L'intimée requiert que les deux nouvelles objections de la requérante selon lesquelles le cadre est effilé et les deux parties convexes sont séparées par une partie concave ne soient pas admises. Ces objections sont soulevées pour la première fois avec le mémoire de recours sans justification alors qu'elles auraient pu être soulevées en procédure d'opposition.
La Chambre note que même si ces objections sont admises, ces deux formes ne sont pas mentionnées explicitement dans la demande telle que déposée et ne sont pas essentielles pour l'invention.
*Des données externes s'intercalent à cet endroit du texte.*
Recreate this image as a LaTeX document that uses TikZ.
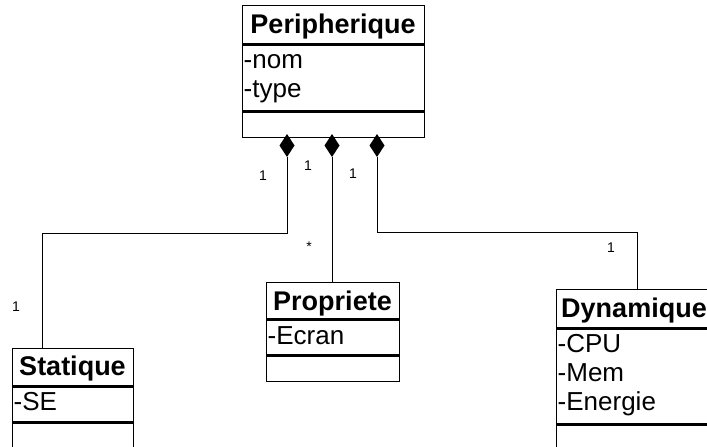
\documentclass[tikz,border=0pt]{standalone}
\usepackage{fontspec}
\setmainfont{Liberation Sans}
\begin{document}
\begin{tikzpicture}[x=1pt,y=-1pt,
  cls/.style={draw=black, line width=1.3pt, inner sep=0pt, anchor=north west, rectangle},
  ttl/.style={font=\fontsize{27}{30}\selectfont\bfseries, inner sep=0pt, anchor=base},
  att/.style={font=\fontsize{26}{29}\selectfont, inner sep=0pt, anchor=base west},
  mult/.style={font=\fontsize{14}{16}\selectfont, inner sep=0pt},
  conn/.style={line width=0.9pt, draw=black}]
\useasboundingbox (0,0) rectangle (707,447);
\clip (0,0) rectangle (707,447);
\fill[white] (0,0) rectangle (707,447);

% Peripherique
\node[cls, minimum width=182pt, minimum height=38pt] (perT) at (242,5) {};
\node[cls, minimum width=182pt, minimum height=66pt] (perA) at (perT.south west) {};
\node[cls, minimum width=182pt, minimum height=25pt] (perO) at (perA.south west) {};
\node[ttl] (perN) at (333,33) {Peripherique};
\node[att] (perA1) at (243.5,68) {-nom};
\node[att] (perA2) at (243.5,97) {-type};

% Propriete
\node[cls, minimum width=133pt, minimum height=36pt] (proT) at (266,282) {};
\node[cls, minimum width=133pt, minimum height=35pt] (proA) at (proT.south west) {};
\node[cls, minimum width=133pt, minimum height=25pt] (proO) at (proA.south west) {};
\node[ttl] (proN) at (332.5,310) {Propriete};
\node[att] (proA1) at (267.5,344) {-Ecran};

% Statique
\node[cls, minimum width=121pt, minimum height=37pt] (staT) at (12,348) {};
\node[cls, minimum width=121pt, minimum height=35pt] (staA) at (staT.south west) {};
\node[cls, minimum width=121pt, minimum height=24pt] (staO) at (staA.south west) {};
\node[ttl] (staN) at (72.5,375) {Statique};
\node[att] (staA1) at (13.5,410) {-SE};

% Dynamique
\node[cls, minimum width=156pt, minimum height=38pt] (dynT) at (556,289) {};
\node[cls, minimum width=156pt, minimum height=95pt] (dynA) at (dynT.south west) {};
\node[cls, minimum width=156pt, minimum height=25pt] (dynO) at (dynA.south west) {};
\node[ttl] (dynN) at (634,317) {Dynamique};
\node[att] (dynA1) at (557.5,352) {-CPU};
\node[att] (dynA2) at (557.5,381) {-Mem};
\node[att] (dynA3) at (557.5,410) {-Energie};

% diamonds
\fill (287,134) -- (294.5,145.5) -- (287,157) -- (279.5,145.5) -- cycle;
\fill (332,134) -- (339.5,145.5) -- (332,157) -- (324.5,145.5) -- cycle;
\fill (377,134) -- (384.5,145.5) -- (377,157) -- (369.5,145.5) -- cycle;
\coordinate (d1) at (287,157);
\coordinate (d2) at (332,157);
\coordinate (d3) at (377,157);
\coordinate (b1) at (42,233);
\coordinate (s1) at (42,348);
\coordinate (b3) at (637,232);
\coordinate (s3) at (637,289);
\coordinate (s2) at (332,282);

% connectors
\draw[conn] (d1) |- (b1) -- (s1);
\draw[conn] (d2) -- (s2);
\draw[conn] (d3) |- (b3) -- (s3);

% multiplicities
\node[mult] (m1) at (263,176) {1};
\node[mult] (m2) at (308,166) {1};
\node[mult] (m3) at (353,174) {1};
\node[mult] (m4) at (309,247) {*};
\node[mult] (m5) at (611,248) {1};
\node[mult] (m6) at (16,307) {1};
\end{tikzpicture}
\end{document}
Enfin, comme l'indique la division d'opposition, la personne du métier comprend à la lecture de la revendication 1 qu'il s'agit du même espace interstitiel.
Dispositif
Par ces motifs, il est statué comme suit
1. La décision contestée est annulée.
2. L'affaire est renvoyée à la division d'opposition avec l'ordre de maintenir le brevet sous forme modifiée selon la requête auxiliaire 1 (soumise comme requête auxiliaire 6 avec la réponse au mémoire de recours) et une description à adapter.